The University of Maryland's biosensors research group, led by Profs. Mel Gomez and Neil Goldsman of the Department of Electrical and Computer Engineering (ECE) and Prof. Michael Fuhrer of the Department of Physics, obtained a one-year contract for cancer research worth $400K with a total three-year award potential from the National Cancer Institute–SAIC, part of the National Institutes of Health (NIH). The group will develop arrays of carbon nanotube transistors to detect the hybridization of nucleic acid molecules for cancer research. The project will be performed in close cooperation with Dr. Javed Khan, M.D., a principal investigator at the Pediatric Oncology Branch of the National Cancer Institute and a leading authority on childhood cancer. The effort is part of a collaboration involving the University of Maryland, NCI and NASA Goddard Space Flight Center and involves a cross-disciplinary mix of clinicians, molecular biologists, biochemists, physicists, material scientists and electrical engineers.

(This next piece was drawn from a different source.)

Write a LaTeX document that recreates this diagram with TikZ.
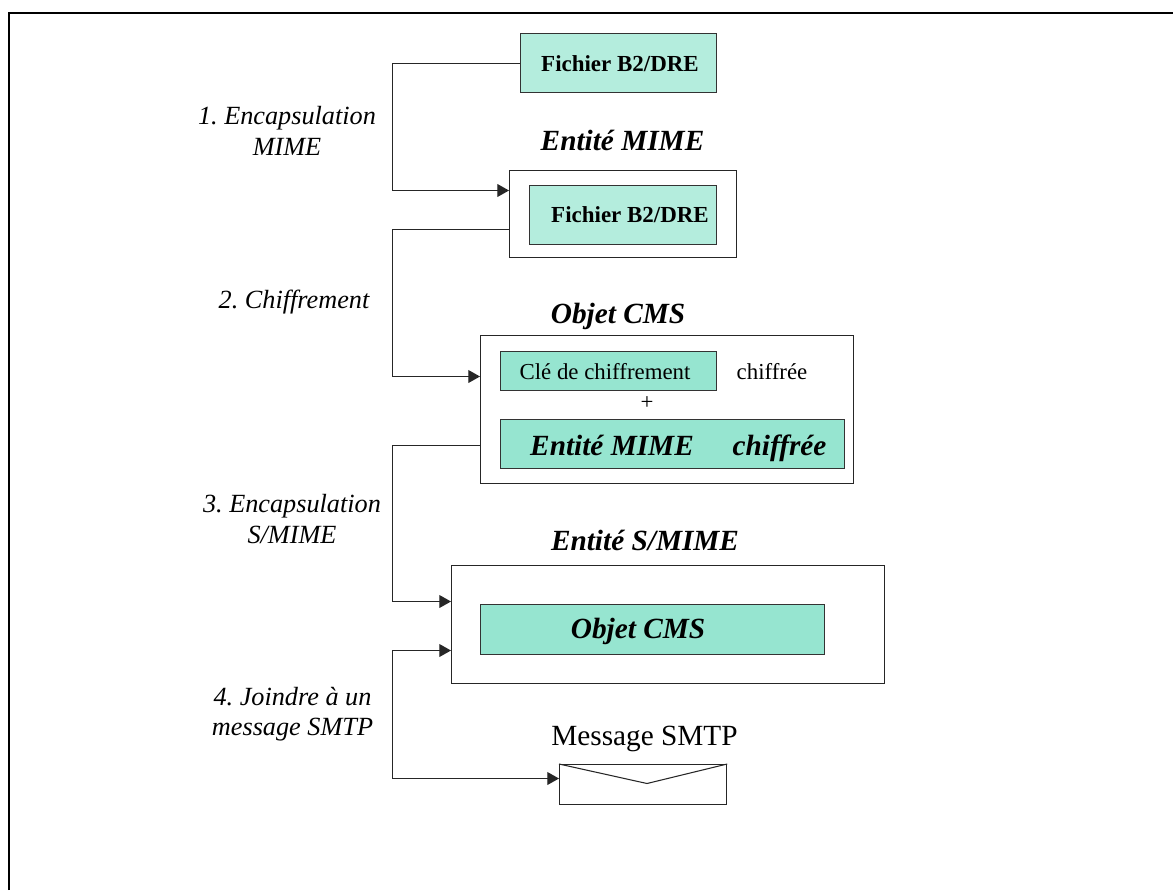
\documentclass[tikz,border=0pt]{standalone}
\usepackage{fontspec}
\setmainfont{Liberation Serif}
\usetikzlibrary{arrows.meta}
\definecolor{lighttile}{HTML}{B4EDDD}
\definecolor{darktile}{HTML}{96E5D0}
\tikzset{
    tilebox/.style={draw=black!80, line width=1pt, fill=lighttile, inner sep=0pt, anchor=north west},
    darkbox/.style={tilebox, fill=darktile},
    wrapbox/.style={draw=black!85, line width=1pt, fill=white, inner sep=0pt, anchor=north west},
    stepline/.style={draw=black!85, line width=0.9pt},
    arrowline/.style={stepline, -{Triangle[length=10pt,width=11pt]}},
    bothline/.style={stepline, {Triangle[length=10pt,width=11pt]}-{Triangle[length=10pt,width=11pt]}},
    steplabel/.style={font=\fontsize{22.4}{25.8}\selectfont\itshape\frenchspacing, align=center},
    boldlabel/.style={font=\fontsize{19.6}{23}\selectfont\bfseries, anchor=base},
    titlelabel/.style={font=\fontsize{25}{29}\selectfont\bfseries\itshape, anchor=base},
    plainlabel/.style={font=\fontsize{19.5}{23}\selectfont, anchor=base},
}
\begin{document}
\begin{tikzpicture}[x=0.03cm,y=-0.03cm]
    \useasboundingbox (0,0) rectangle (1173,890);
    % frame, open on the right and at the bottom
    \draw[black, line width=1.7pt] (9,890) -- (9,13) -- (1173,13);

    \node[tilebox, minimum width=196*0.03cm, minimum height=59*0.03cm] (filea) at (520,33) {};
    \node[boldlabel] (fileatext) at (620,71) {Fichier B2/DRE};

    \node[titlelabel] (mimetitle) at (622.5,150.5) {Entité MIME};
    \node[wrapbox, minimum width=227*0.03cm, minimum height=87*0.03cm] (mime) at (509,170) {};
    \node[tilebox, minimum width=187*0.03cm, minimum height=59*0.03cm] (fileb) at (529,185) {};
    \node[boldlabel] (filebtext) at (630,222) {Fichier B2/DRE};

    \node[titlelabel] (cmstitle) at (618,323) {Objet CMS};
    \node[wrapbox, minimum width=373*0.03cm, minimum height=148*0.03cm] (cms) at (480,335) {};
    \node[darkbox, minimum width=216*0.03cm, minimum height=39*0.03cm] (key) at (500,351) {};
    \node[plainlabel] (keytext) at (605,379) {Clé de chiffrement};
    \node[plainlabel] (keyword) at (772,379) {chiffrée};
    \node[plainlabel] (plus) at (647,409) {+};
    \node[darkbox, minimum width=344*0.03cm, minimum height=49*0.03cm] (mimeenc) at (500,419) {};
    \node[titlelabel] (mimeenctext) at (612,455.5) {Entité MIME};
    \node[titlelabel] (mimeencword) at (779.5,455.5) {chiffrée};

    \node[titlelabel] (smimetitle) at (645,550) {Entité S/MIME};
    \node[wrapbox, minimum width=433*0.03cm, minimum height=118*0.03cm] (smime) at (451,565) {};
    \node[darkbox, minimum width=344*0.03cm, minimum height=50*0.03cm] (inner) at (480,604) {};
    \node[titlelabel] (innertext) at (638,638) {Objet CMS};

    \node[plainlabel, font=\fontsize{25}{29}\selectfont] (smtptitle) at (644.5,745) {Message SMTP};
    \node[wrapbox, minimum width=167*0.03cm, minimum height=40*0.03cm] (mail) at (559,764) {};
    \coordinate (flap) at (647,783.5);
    \draw[stepline] (mail.north west) -- (flap) -- (mail.north east);

    % step labels
    \node[steplabel] (stepa) at (287,131) {1. Encapsulation\\MIME};
    \node[steplabel] (stepb) at (294,302) {2. Chiffrement};
    \node[steplabel] (stepc) at (292,519) {3. Encapsulation\\S/MIME};
    \node[steplabel] (stepd) at (292.5,714.5) {4. Joindre à un\\message SMTP};

    % connectors
    \coordinate (ina) at (509,190.5);
    \coordinate (bena) at (392.5,190.5);
    \draw[arrowline] (filea.west) -| (bena) -- (ina);
    \coordinate (outb) at (509,229.5);
    \coordinate (inb) at (480,376.5);
    \coordinate (benb) at (392.5,376.5);
    \draw[arrowline] (outb) -| (benb) -- (inb);
    \coordinate (outc) at (480,445.5);
    \coordinate (inc) at (451,601.5);
    \coordinate (benc) at (392.5,601.5);
    \draw[arrowline] (outc) -| (benc) -- (inc);
    \coordinate (ind) at (451,650.5);
    \coordinate (bend) at (392.5,650.5);
    \coordinate (ine) at (559,778.5);
    \coordinate (bene) at (392.5,778.5);
    \draw[bothline] (ind) -- (bend) -- (bene) -- (ine);
\end{tikzpicture}
\end{document}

The goal of the research is to develop and optimize methods for screening large numbers of genes without having to perform the labor-intensive step of labeling the target with reporter molecules and other enzymatic reactions. The principal investigator for the project is Dr. R.D. (Mel) Gomez, professor of electrical and computer engineering at the A. James Clark School of Engineering.

One method being developed is to tether short (typically 25-nucleotide) single-stranded deoxyribo (DNA) or peptide (PNA) nucleic acid chains to the gate area of the transistor to act as bait for capturing nucleic acids with the complementary sequence. The transistor detects the increase in negative charge at the gate, which occurs when strands of DNA or RNA are captured through the Watson-Crick base pairing interaction. The technique is being optimized as an alternative technology for microarray gene expression experiments. While traditional methods use light or electrochemical reactions to detect hybridization in microarrays, the proposed technique uses electronic sensing which requires no additional chemical modifications or enzymatic reactions to implement. It is therefore faster, less complicated and more readily quantifiable.

The sensing transistors are based on carbon nanotubes (CNTs) rather than traditional silicon metal oxide field effect transistors (MOSFETs). The nanometer scale CNTs owe their high sensitivity to very large surface-to-volume ratios. The CNTFETs are custom designed and fabricated at the University of Maryland using the semiconductor fabrication facilities in the College of Engineering and Laboratory for Physical Sciences.

The outcome of the research project can pave the way towards detection of other biomolecules besides nucleic acid. DNA-like chains, known as aptamers, bind to amino acids, peptides, drugs and even cells. Using these as probes can significantly extend the utility of the sensors for medical screening, environmental testing, drug discovery and homeland security.